Solar power in the United States is taking off quite vigorously, and installations of solar panels have begun to soar. This quarter, 53% of electricity coming from new installations this year is being generated by solar panels. From 2007, solar installations have gone up by 12 fold, and terms like ‘Gigawatts’ (one of which is enough to power 16 million 60-watt light bulbs continuously) are used on a quarterly basis to describe growth rather than as an end goal.

This isn’t an industry, however, that has pulled itself up by its bootstraps so to speak: alongside significant tax incentives offered on both the state and federal level, states, utilities and newly rising firms have come up with clever financing schemes and policies to help bolster solar growth in the hopes that this nascent industry will center its technological development, and thus jobs for said development in the United States: a move that China is fighting, quite literally, through state-sponsored espionage and cyber-attacks.

One of the most important demand-side benefits that has been developed in many states is what is known as ‘Net-Metering.’ What this policy does, is it allows those people who install solar panels on their home to effectively sell power that the system owner does not use, back to the utility at the rate the utility charges the customer. This power is then distributed back onto the powerlines, and used to feed electricity usage by the utilities’ other customers. This is a good model for a number of reasons, distributed generation leads to ‘cleaner’ electricity with less kilowatt loss since it travels shorter distances to reach homes than centralized generation does, meaning that a kilowatt generated on the neighbors house is more efficient at powering your home than that same kilowatt generated at a dam 30 miles away. Even so, many states are considering removing existing Net-Metering legislation, and while this would be a huge blow to the solar industry as a whole, there is a reasonable argument for doing so. In order to see why, the utility’s side must be analyzed as well.

If the primary cost of electricity came from its physical generation, no issue in this market would exist, but one of the reasons why the energy economics is so fascinating is because it is what economists call a ‘Natural Monopoly.’ Generally, monopolies are considered an inefficient use of resources, since they typically will sell goods at a higher price than if the market were competitive, and at a higher cost of production per unit as well. Natural monopolies are the exception to this rule, because they require extremely high ‘Fixed Costs’ that are incurred before any production begins. Think about it like this: there is some fixed amount of energy that everyone will consume even if energy is free, but we have the choice of producing that energy from multiple power plants, each the same cost to build but each of which have the capacity to provide all of those people energy. In addition, the cost of providing that energy is relatively low: maybe a cent per kilowatt-hour at most. You have the option of producing the energy across several plants each of which incurs a large, upfront cost, or utilizing one plant to produce the energy, albeit at a price slightly higher than if there wasn’t a monopoly in place. This counter intuitively makes a monopoly the most efficient model for providing power to all residents.

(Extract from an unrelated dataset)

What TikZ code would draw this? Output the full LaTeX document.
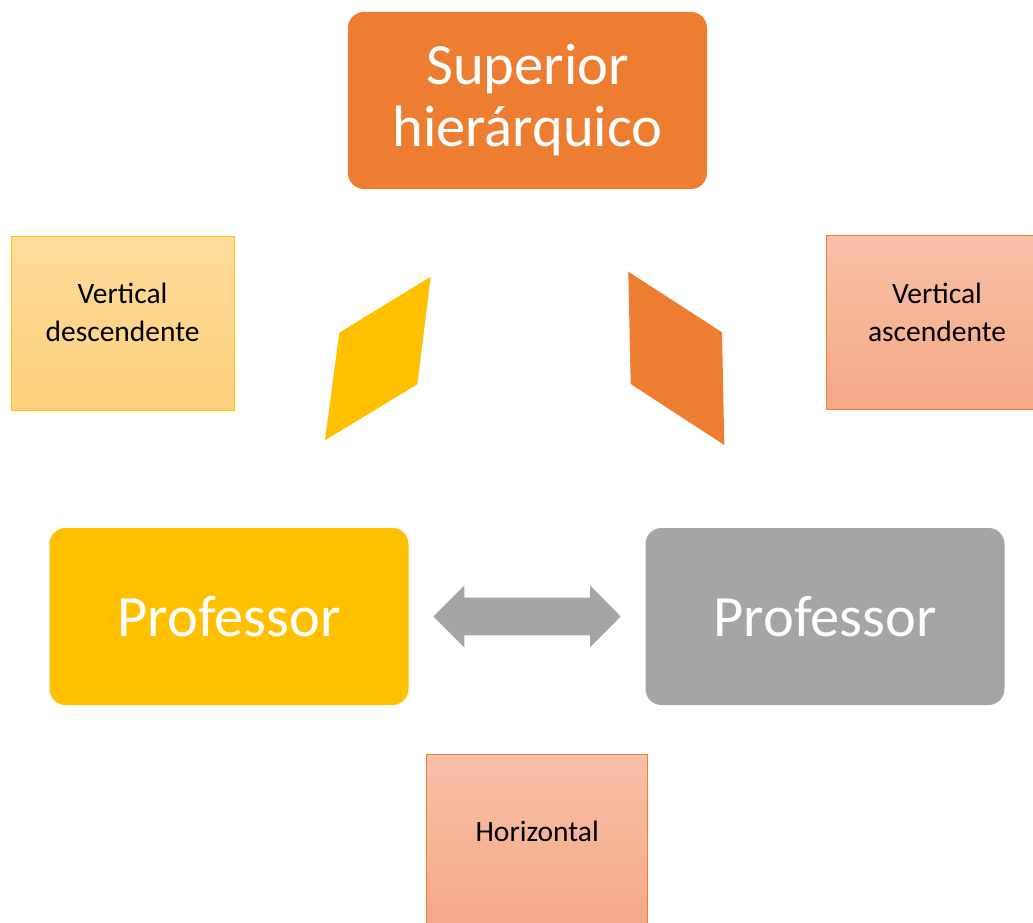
\documentclass[tikz,border=0pt]{standalone}
\usepackage{fontspec}
\setmainfont{Carlito}
\definecolor{corange}{HTML}{ED7D31}
\definecolor{cyellow}{HTML}{FFC000}
\definecolor{cgray}{HTML}{A5A5A5}
\definecolor{ytop}{HTML}{FEDC9C}
\definecolor{ybot}{HTML}{FDD17C}
\definecolor{otop}{HTML}{F8C0A8}
\definecolor{obot}{HTML}{F4A886}
\begin{document}
\begin{tikzpicture}[x=1pt,y=-1pt,
  bigbox/.style={rounded corners=16pt, minimum width=359pt, minimum height=177pt, inner sep=0pt, text=white, font=\fontsize{58.5}{62}\selectfont, align=center},
  smallbox/.style={minimum width=223pt, minimum height=174pt, inner sep=0pt, line width=1pt},
  smalltext/.style={font=\fontsize{29.5}{38}\selectfont, align=center, text=black}]
\useasboundingbox (0,0) rectangle (1033,923);
\begin{scope}
\clip (0,0) rectangle (1033,923);
% side boxes
\node[smallbox, draw=cyellow, top color=ytop, bottom color=ybot] (vd) at (122.6,323) {};
\node[smalltext] (vdt) at (122.6,312) {Vertical\\descendente};
\node[smallbox, draw=corange, top color=otop, bottom color=obot] (va) at (938.2,322.5) {};
\node[smalltext] (vat) at (937,312) {Vertical\\ascendente};
\node[smallbox, minimum width=221pt, draw=corange, top color=otop, bottom color=obot] (ho) at (537.2,841.5) {};
\node[smalltext] (hot) at (537.2,831) {Horizontal};
\end{scope}
% main boxes
\node[bigbox, fill=corange] (sup) at (527.5,100.5) {Superior\\hierárquico};
\node[bigbox, fill=cyellow] (p1) at (229,616.5) {Professor};
\node[bigbox, fill=cgray] (p2) at (825,616.5) {Professor};
% parallelograms
\fill[cyellow] (430.7,276.7) -- (339.3,332.7) -- (325,440.3) -- (417.3,384.3) -- cycle;
\fill[corange] (628.3,271.7) -- (722,332.3) -- (724.3,445) -- (630.7,384) -- cycle;
% double arrow
\coordinate (al) at (433.3,616.5);
\coordinate (ar) at (620.7,616.5);
\fill[cgray] (al) -- ++(31,-31) -- ++(0,12.2) -- (590,597.5) -- ++(0,-12.2) -- (ar)
  -- (590,647.5) -- ++(0,-12.2) -- (464.3,635.3) -- ++(0,12.2) -- cycle;
\end{tikzpicture}
\end{document}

Net Metering interferes with this model because it takes advantage of the large fixed costs paid by the utility, and allows owners of solar panels to charge utilities the same price as the utility charges its customers even though the owners of the solar panels are not paying the high fixed costs to maintain and develop energy resources in the United States. This results in the utilities’ facing increasing losses as more and more individuals install solar arrays that produce more power than those individuals consume.